Abstract

This paper refers to a research project that has been launched to compile a range of related resources into a digital repository with the intention of (hyper)linking this material to relevant points in the text. Those elements of the text of potential and particular relevance to the Arrernte (Aranda) community and Aboriginal sense of place (such as specific totems, sacred ceremonies, kinship connections, etc.) will explicitly be mapped into a range of visual representations (including geographic maps and genealogy charts), and then supplemented with (hyper)links to relevant images, documents, media resources and other online collections. Finally, feedback from the Arrernte (Aranda) community on this visually mediated text will be recorded as oral histories, digitised and (hyper)linked to further supplement the specific cultural content of the Journey to Horseshoe Bend text.

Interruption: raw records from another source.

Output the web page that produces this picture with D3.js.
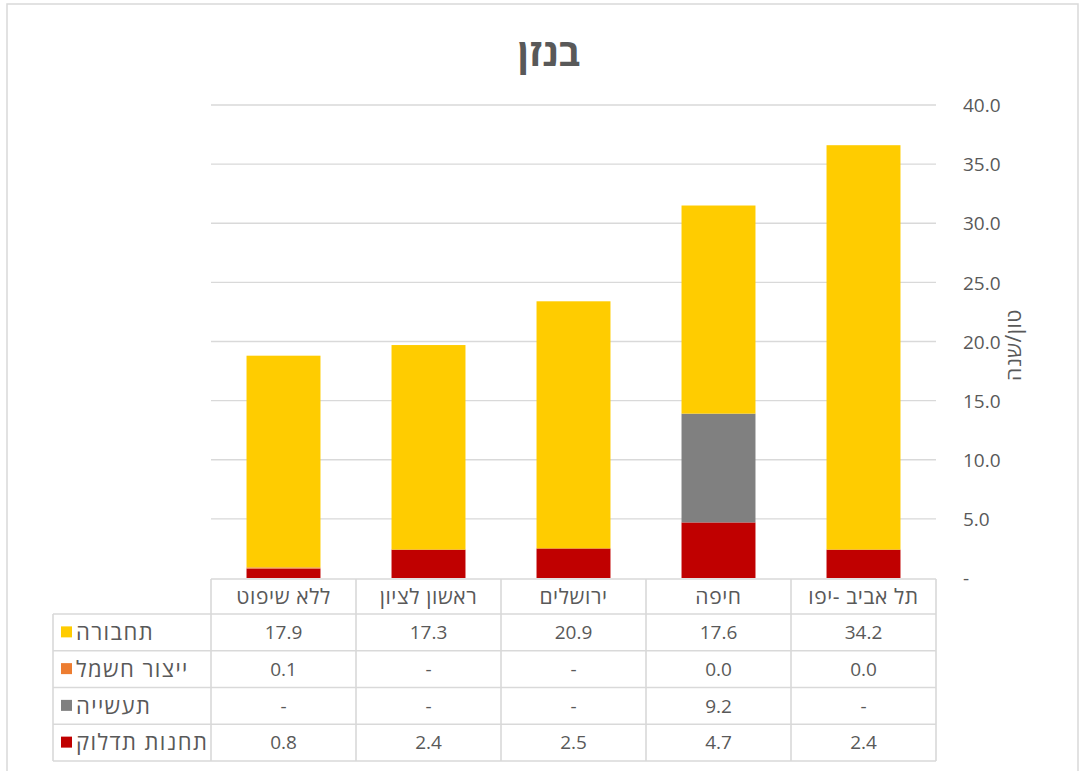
<!DOCTYPE html>
<html>
<head>
<meta charset="utf-8">
<script src="https://cdn.jsdelivr.net/npm/d3@7"></script>
<style>
  html, body { margin: 0; padding: 0; background: #fff; }
  svg { display: block; font-family: "Open Sans", "Noto Sans", sans-serif; }
</style>
</head>
<body>
<svg id="chart" width="1083" height="771"></svg>
<script>
// ---- data ----
const title = "בנזן";
const yAxisTitle = "טון/שנה";
const categories = ["תל אביב -יפו", "חיפה", "ירושלים", "ראשון לציון", "ללא שיפוט"];
const seriesNames = ["תחבורה", "ייצור חשמל", "תעשייה", "תחנות תדלוק"];
const transport = [34.2, 17.6, 20.9, 17.3, 17.9];
const electricity = [0.0, 0.0, null, null, 0.1];
const industry = [null, 9.2, null, null, null];
const fuelStations = [2.4, 4.7, 2.5, 2.4, 0.8];
const seriesColors = ["#FFCC00", "#ED7D31", "#808080", "#C00000"];
const yTicks = [0, 5, 10, 15, 20, 25, 30, 35, 40];

// ---- layout ----
const svg = d3.select("#chart");
const plot = { left: 211, right: 936, top: 105, bottom: 578 };
const table = { left: 53, headerTop: 579, rowTop: 614, bottom: 761 };
const textColor = "#595959";
const gridColor = "#D9D9D9";

// chart border
svg.append("rect").attr("x", 7).attr("y", 4).attr("width", 1071).attr("height", 790)
  .attr("fill", "#fff").attr("stroke", gridColor).attr("stroke-width", 1.5);

const x = d3.scaleBand().domain(categories).range([plot.right, plot.left]).paddingInner(0).paddingOuter(0);
const y = d3.scaleLinear().domain([0, 40]).range([plot.bottom, plot.top]);

// gridlines
svg.append("g").selectAll("line").data(yTicks.filter(t => t > 0)).join("line")
  .attr("x1", plot.left).attr("x2", plot.right)
  .attr("y1", d => y(d)).attr("y2", d => y(d))
  .attr("stroke", gridColor).attr("stroke-width", 1.3);

// right axis labels
const yAxis = d3.axisRight(y).tickValues(yTicks).tickSize(0).tickPadding(0)
  .tickFormat(d => d === 0 ? "-" : d3.format(".1f")(d));
const ya = svg.append("g").attr("transform", `translate(${plot.right + 27},0)`).call(yAxis);
ya.select(".domain").remove();
ya.selectAll("text").attr("fill", textColor).attr("font-size", 19).attr("font-family", "Open Sans")
  .attr("text-anchor", "start").attr("dy", "0.35em");

// axis title
svg.append("text").attr("transform", `translate(1014,345) rotate(-90)`)
  .attr("text-anchor", "middle").attr("dy", "0.35em").attr("fill", textColor).attr("font-size", 21)
  .attr("letter-spacing", 0.5)
  .text(yAxisTitle);

// title
svg.append("text").attr("x", 549).attr("y", 66).attr("text-anchor", "middle")
  .attr("fill", textColor).attr("font-size", 38).attr("font-weight", "bold").text(title);

// stacked bars (bottom: fuel stations, industry, electricity, transport)
const rows = categories.map((c, i) => ({
  cat: c,
  s0: transport[i] || 0,
  s1: electricity[i] || 0,
  s2: industry[i] || 0,
  s3: fuelStations[i] || 0
}));
const stack = d3.stack().keys(["s3", "s2", "s1", "s0"]);
const stacked = stack(rows);
const keyColor = { s0: seriesColors[0], s1: seriesColors[1], s2: seriesColors[2], s3: seriesColors[3] };
const barW = x.bandwidth() * 0.51;
svg.append("g").selectAll("g").data(stacked).join("g")
  .attr("fill", d => keyColor[d.key])
  .selectAll("rect").data(d => d).join("rect")
  .attr("x", d => x(d.data.cat) + (x.bandwidth() - barW) / 2)
  .attr("width", barW)
  .attr("y", d => y(d[1]))
  .attr("height", d => Math.max(0, y(d[0]) - y(d[1])));

// ---- data table ----
const seriesData = [transport, electricity, industry, fuelStations];
const rowH = (table.bottom - table.rowTop) / seriesNames.length;
const tg = svg.append("g");
const lineAttr = sel => sel.attr("stroke", gridColor).attr("stroke-width", 1.6);

// horizontal lines
tg.append("line").attr("x1", plot.left).attr("x2", plot.right).attr("y1", table.headerTop).attr("y2", table.headerTop).call(lineAttr);
d3.range(seriesNames.length + 1).forEach(i => {
  const yy = table.rowTop + i * rowH;
  tg.append("line").attr("x1", table.left).attr("x2", plot.right).attr("y1", yy).attr("y2", yy).call(lineAttr);
});
// vertical lines
tg.append("line").attr("x1", table.left).attr("x2", table.left).attr("y1", table.rowTop).attr("y2", table.bottom).call(lineAttr);
const colEdges = categories.map(c => x(c)).concat([plot.right]);
colEdges.forEach(xx => {
  tg.append("line").attr("x1", xx).attr("x2", xx).attr("y1", table.headerTop).attr("y2", table.bottom).call(lineAttr);
});

// header labels
tg.selectAll("text.cat").data(categories).join("text").attr("class", "cat")
  .attr("x", d => x(d) + x.bandwidth() / 2).attr("y", (table.headerTop + table.rowTop) / 2)
  .attr("dy", "0.35em").attr("text-anchor", "middle").attr("fill", textColor).attr("font-size", 21)
  .attr("letter-spacing", 0.6)
  .text(d => d);

// series rows
seriesNames.forEach((name, r) => {
  const cy = table.rowTop + r * rowH + rowH / 2;
  tg.append("rect").attr("x", 61).attr("y", cy - 6).attr("width", 11).attr("height", 11).attr("fill", seriesColors[r]);
  tg.append("text").attr("x", 76).attr("y", cy).attr("dy", "0.35em").attr("text-anchor", "start")
    .attr("fill", textColor).attr("font-size", 22).attr("letter-spacing", 1.4)
    .text(name);
  categories.forEach((c, i) => {
    const v = seriesData[r][i];
    tg.append("text").attr("x", x(c) + x.bandwidth() / 2).attr("y", cy).attr("dy", "0.35em")
      .attr("text-anchor", "middle").attr("fill", textColor).attr("font-size", 19)
      .text(v == null ? "-" : d3.format(".1f")(v));
  });
});
</script>
</body>
</html>
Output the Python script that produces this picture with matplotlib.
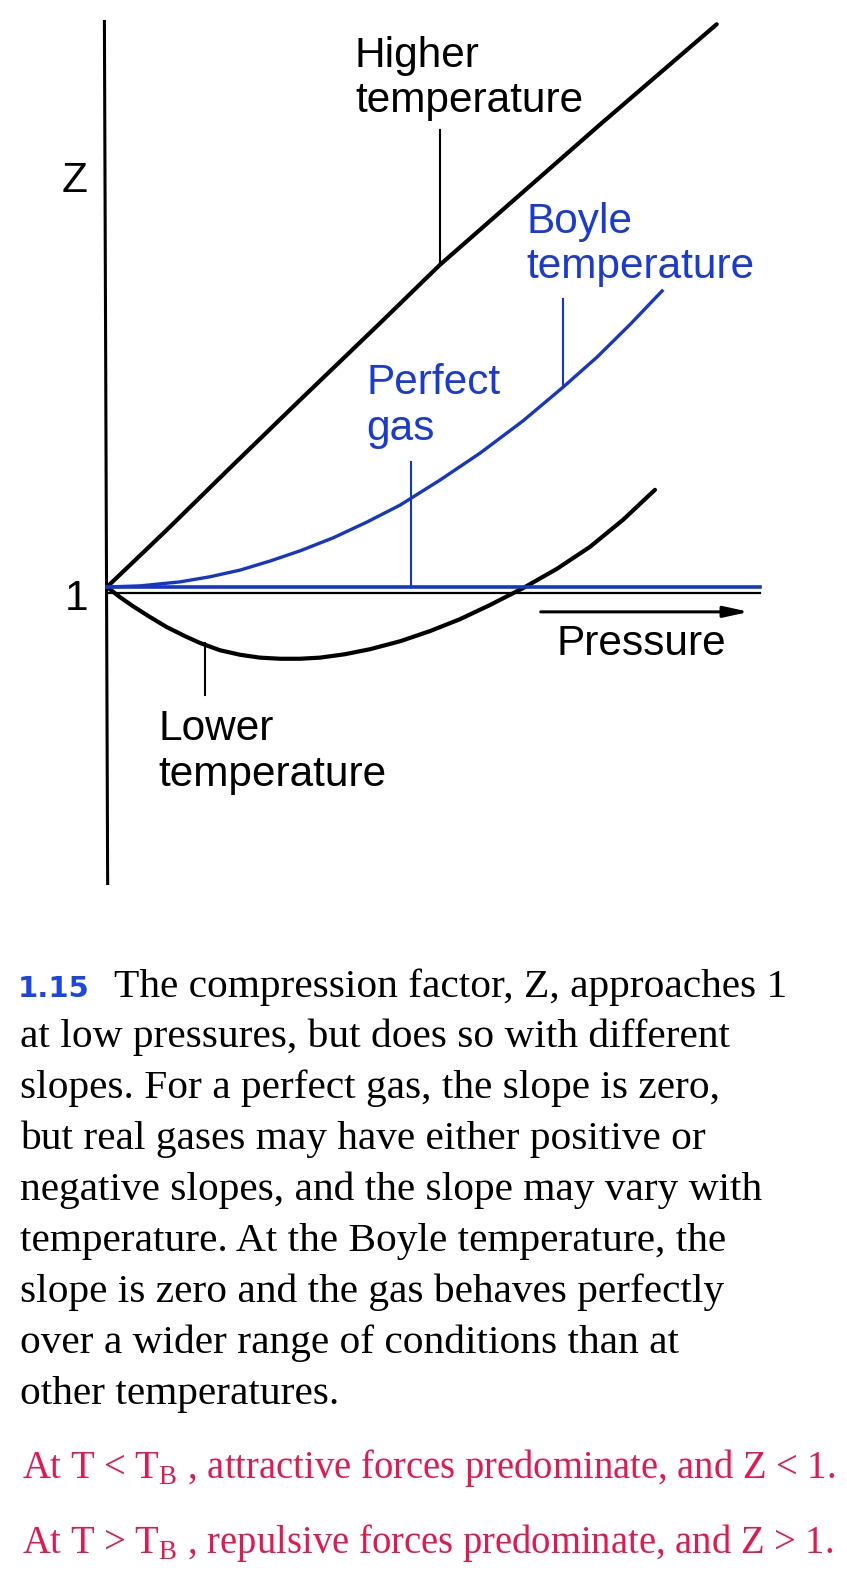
import matplotlib
matplotlib.use('Agg')
import matplotlib.pyplot as plt

plt.rcParams['mathtext.fontset'] = 'custom'
plt.rcParams['mathtext.rm'] = 'Liberation Serif'

W, H = 847, 1573
# pixel position of the origin (p = 0, Z = 1) and pixel size of one unit
X0, Y0, SX, SY = 107, 587, 650, 565

# curves: pressure (arbitrary units) and Z
p_high = [0, 0.092, 0.185, 0.297, 0.420, 0.512, 0.635, 0.758, 0.938]
z_high = [1, 1.101, 1.206, 1.331, 1.467, 1.570, 1.694, 1.818, 1.996]

p_boyle = [0, 0.051, 0.112, 0.158, 0.205, 0.251, 0.297, 0.348, 0.400,
           0.451, 0.512, 0.574, 0.640, 0.702, 0.754, 0.805, 0.854]
z_boyle = [1, 1.002, 1.009, 1.018, 1.030, 1.046, 1.064, 1.087, 1.115,
           1.145, 1.189, 1.237, 1.294, 1.354, 1.407, 1.465, 1.524]

p_low = [0, 0.020, 0.040, 0.066, 0.092, 0.120, 0.143, 0.174, 0.205, 0.235, 0.266, 0.297,
         0.328, 0.366, 0.405, 0.451, 0.497, 0.543, 0.589, 0.640, 0.692, 0.743, 0.794, 0.843]
z_low = [1, 0.982, 0.966, 0.947, 0.929, 0.913, 0.901, 0.888, 0.880, 0.875, 0.873, 0.873,
         0.875, 0.881, 0.890, 0.904, 0.922, 0.943, 0.968, 0.998, 1.032, 1.071, 1.119, 1.172]

p_perfect = [0, 1.005]
z_perfect = [1, 1]

# leader lines: pressure, Z top, Z bottom
leaders = [(0.512, 1.809, 1.570, 'black'),
           (0.701, 1.510, 1.356, 'blue'),
           (0.467, 1.221, 1.0, 'blue'),
           (0.151, 0.900, 0.809, 'black')]

caption = ["The compression factor, Z, approaches 1",
           "at low pressures, but does so with different",
           "slopes. For a perfect gas, the slope is zero,",
           "but real gases may have either positive or",
           "negative slopes, and the slope may vary with",
           "temperature. At the Boyle temperature, the",
           "slope is zero and the gas behaves perfectly",
           "over a wider range of conditions than at",
           "other temperatures."]
notes = [r"At T < T$_{\mathrm{B}}$ , attractive forces predominate, and Z < 1.",
         r"At T > T$_{\mathrm{B}}$ , repulsive forces predominate, and Z > 1."]

BLUE = '#1536c8'
LBLUE = '#1a3ad8'
RED = '#e6174f'

fig = plt.figure(figsize=(W / 100, H / 100), dpi=100)
ax = fig.add_axes([0, 0, 1, 1])
ax.set_xlim(-X0 / SX, (W - X0) / SX)
ax.set_ylim(1 - (H - Y0) / SY, 1 + Y0 / SY)
ax.axis('off')

def fx(x):
    return x / W

def fy(y):
    return 1 - y / H

# axes of the sketch
ax.plot([-0.004, 0.001], [1 + (Y0 - 20) / SY, 1 - (885 - Y0) / SY], color='black', lw=2.2, solid_capstyle='butt')
ax.plot([0, 1.005], [0.990, 0.990], color='black', lw=1.6)
ax.annotate('', xy=(0.992, 0.956), xytext=(0.663, 0.956),
            arrowprops=dict(arrowstyle='-|>,head_length=1.5,head_width=0.33', color='black', lw=2.2))

ax.plot(p_high, z_high, color='black', lw=3.0, solid_joinstyle='round', solid_capstyle='round')
ax.plot(p_low, z_low, color='black', lw=3.0, solid_joinstyle='round', solid_capstyle='round')
ax.plot(p_boyle, z_boyle, color=BLUE, lw=2.4, solid_joinstyle='round')
ax.plot(p_perfect, z_perfect, color=BLUE, lw=2.6)

for p, z1, z2, c in leaders:
    ax.plot([p, p], [z1, z2], color=BLUE if c == 'blue' else 'black', lw=1.5)

lab = dict(family='Liberation Sans', fontsize=30.5, va='baseline', ha='left')
fig.text(fx(62), fy(192), 'Z', **lab)
fig.text(fx(65), fy(610), '1', **lab)
fig.text(fx(354), fy(67), 'Higher', **lab)
fig.text(fx(355), fy(112), 'temperature', **lab)
fig.text(fx(526), fy(233), 'Boyle', color=LBLUE, **lab)
fig.text(fx(526), fy(278), 'temperature', color=LBLUE, **lab)
fig.text(fx(366), fy(394), 'Perfect', color=LBLUE, **lab)
fig.text(fx(366), fy(440), 'gas', color=LBLUE, **lab)
fig.text(fx(557), fy(655), 'Pressure', **lab)
fig.text(fx(158), fy(740), 'Lower', **lab)
fig.text(fx(158), fy(786), 'temperature', **lab)

# caption
fig.text(fx(18), fy(997), '1.15', family='DejaVu Sans', weight='bold', fontsize=21,
         color='#1a46e6', va='baseline', ha='left')
cap_size = 27.5
r = fig.canvas.get_renderer()
t = fig.text(fx(114), fy(997), caption[0], family='Liberation Serif', fontsize=cap_size, va='baseline')
wpx = t.get_window_extent(r).width
cap_size = cap_size * 676 / wpx
t.set_fontsize(cap_size)
for i, line in enumerate(caption[1:]):
    fig.text(fx(20), fy(1047 + 51 * i), line, family='Liberation Serif', fontsize=cap_size, va='baseline')

note_size = 25
t = fig.text(fx(22), fy(1478), notes[0], family='Liberation Serif', fontsize=note_size, color=RED, va='baseline')
wpx = t.get_window_extent(r).width
note_size = note_size * 813 / wpx
t.set_fontsize(note_size)
fig.text(fx(22), fy(1553), notes[1], family='Liberation Serif', fontsize=note_size, color=RED, va='baseline')

fig.savefig('out.png', dpi=100)
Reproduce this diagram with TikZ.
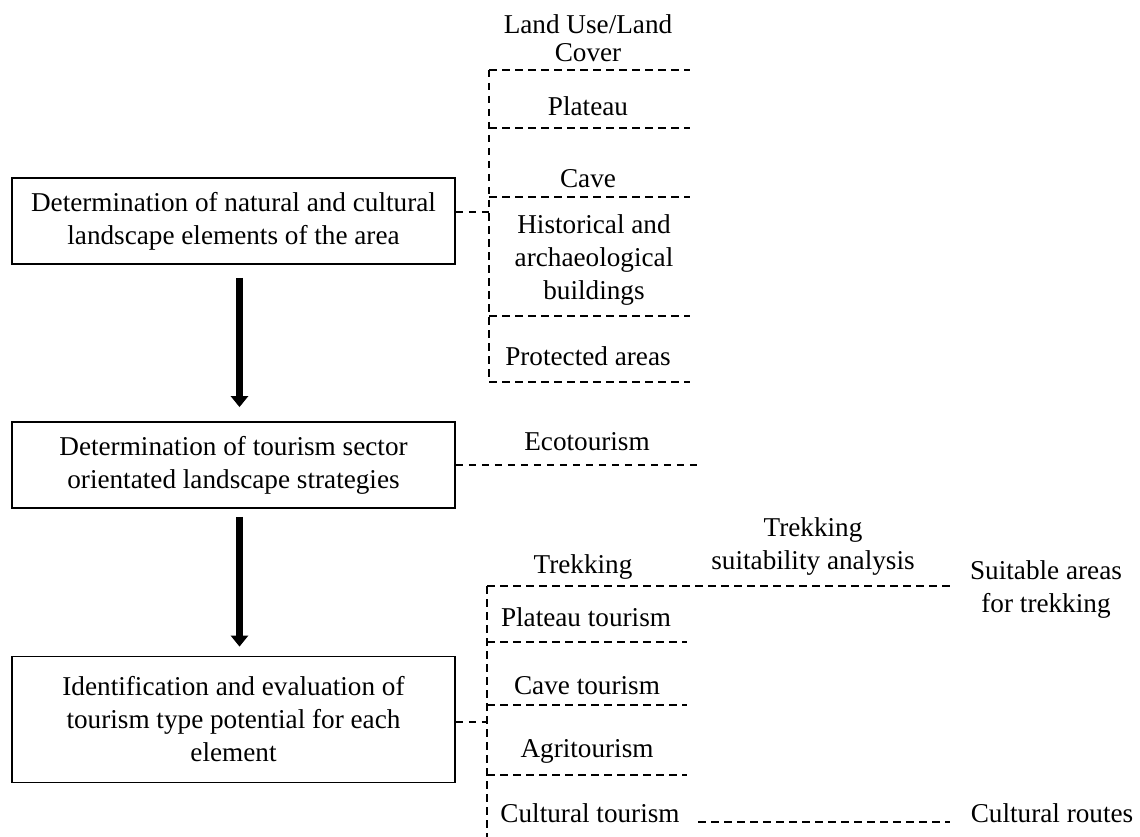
\documentclass[tikz,border=0pt]{standalone}
\usepackage{fontspec}
\setmainfont{Liberation Serif}
\usetikzlibrary{arrows.meta,calc}
\begin{document}
\begin{tikzpicture}[x=1pt,y=-1pt,
  box/.style={draw,line width=1.8pt,minimum width=443pt,align=center,inner sep=0pt,font=\fontsize{27.2}{33}\selectfont},
  lbl/.style={align=center,inner sep=0pt,font=\fontsize{27.2}{33}\selectfont},
  dashline/.style={line width=1.4pt,dash pattern=on 7.5pt off 5.5pt},
  bigarrow/.style={line width=7pt,-{Triangle[width=17pt,length=11pt]}}]
\useasboundingbox (0,0) rectangle (1140,837);
\fill[white] (0,0) rectangle (1140,837);

% main boxes
\node[box,minimum height=86pt] (b1) at (233.5,221) {Determination of natural and cultural\\landscape elements of the area};
\node[box,minimum height=86pt] (b2) at (233.5,465) {Determination of tourism sector\\orientated landscape strategies};
\node[box,minimum height=126pt] (b3) at (233.5,719.5) {Identification and evaluation of\\tourism type potential for each\\element};

% arrows
\coordinate (ax) at (239.5,0);
\draw[bigarrow] ($(b1.south -| ax)+(0,13)$) -- ($(b2.north -| ax)+(0,-14)$);
\draw[bigarrow] ($(b2.south -| ax)+(0,8)$) -- ($(b3.north -| ax)+(0,-9)$);

% top group
\foreach \i/\y in {1/70,2/128,3/197,4/316,5/382}{
  \coordinate (A\i) at (489,\y);
  \coordinate (A\i e) at (690,\y);
}
\coordinate (Aj) at (489,212);
\foreach \i in {1,...,5}{\draw[dashline] (A\i) -- (A\i e);}
\draw[dashline] (A1) -- (A5);
\draw[dashline] (b1.east |- Aj) -- (Aj);

\node[lbl,font=\fontsize{27.2}{28}\selectfont] (lulc) at (588,38) {Land Use/Land\\Cover};
\node[lbl] (plat) at (588,106) {Plateau};
\node[lbl] (cave) at (588,179) {Cave};
\node[lbl] (hist) at (594,260) {Historical and\\archaeological\\buildings};
\node[lbl] (prot) at (588,356) {Protected areas};

% middle group
\coordinate (Ee) at (700,465);
\draw[dashline] (b2.east |- Ee) -- (Ee);
\node[lbl] (eco) at (587,442) {Ecotourism};

% bottom group
\coordinate (C1) at (487,586);
\coordinate (C1e) at (950,586);
\foreach \i/\y in {2/642,3/705,4/775}{
  \coordinate (C\i) at (487,\y);
  \coordinate (C\i e) at (687,\y);
}
\coordinate (Cb) at (487,837);
\coordinate (Cj) at (487,722);
\draw[dashline] (C1) -- (C1e);
\foreach \i in {2,3,4}{\draw[dashline] (C\i) -- (C\i e);}
\draw[dashline] (C1) -- (Cb);
\draw[dashline] (b3.east |- Cj) -- (Cj);

\node[lbl] (trek) at (583,566.5) {Trekking};
\node[lbl] (plt) at (586,617.5) {Plateau tourism};
\node[lbl] (cvt) at (587,685.5) {Cave tourism};
\node[lbl] (agr) at (587,751.5) {Agritourism};
\node[lbl] (cul) at (590,813.5) {Cultural tourism};

\node[lbl] (tsa) at (813,546) {Trekking\\suitability analysis};
\node[lbl] (sat) at (1046,589.5) {Suitable areas\\for trekking};
\node[lbl] (cr) at (1052,813.5) {Cultural routes};

\coordinate (Rs) at (698,822);
\coordinate (Re) at (950,822);
\draw[dashline] (Rs) -- (Re);
\end{tikzpicture}
\end{document}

The project is in its early stages of execution, and this paper is intended to introduce the project and its background, and to place its knowledge interests within a contemporary framework of similar projects. This paper utilises a complex memoire authored by T.G.H. Strehlow, titled Journey to Horseshoe Bend, as a means of indicating the full range of strategies and techniques for the exploration of its narrative elements. These explorations will traverse the geographic locations of sites and specific totems, the conceptual relationships between narrative elements of place, the historical connectedness and physical migration of the Arrernte (Aranda) community over time, cultural ceremonies and myths specific to place, and links between a sense of place and other important motifs in the text. The engagement with the Horseshoe Bend story, itself referenced to the death journey of Lutheran Pastor Carl Strehlow in 1922, continues to have resonances for contemporary Arrernte (Aranda) social practices. Indeed, the cultural work of articulating a modern social existence in a white-dominated civilisation, along with an abiding interest in the continuities of tradition, makes cultural practice active, fluid and dynamic. While the paper is only able to sketch these relationships, it also suggests how the formulation of these interests is related to the full range of remediation strategies available.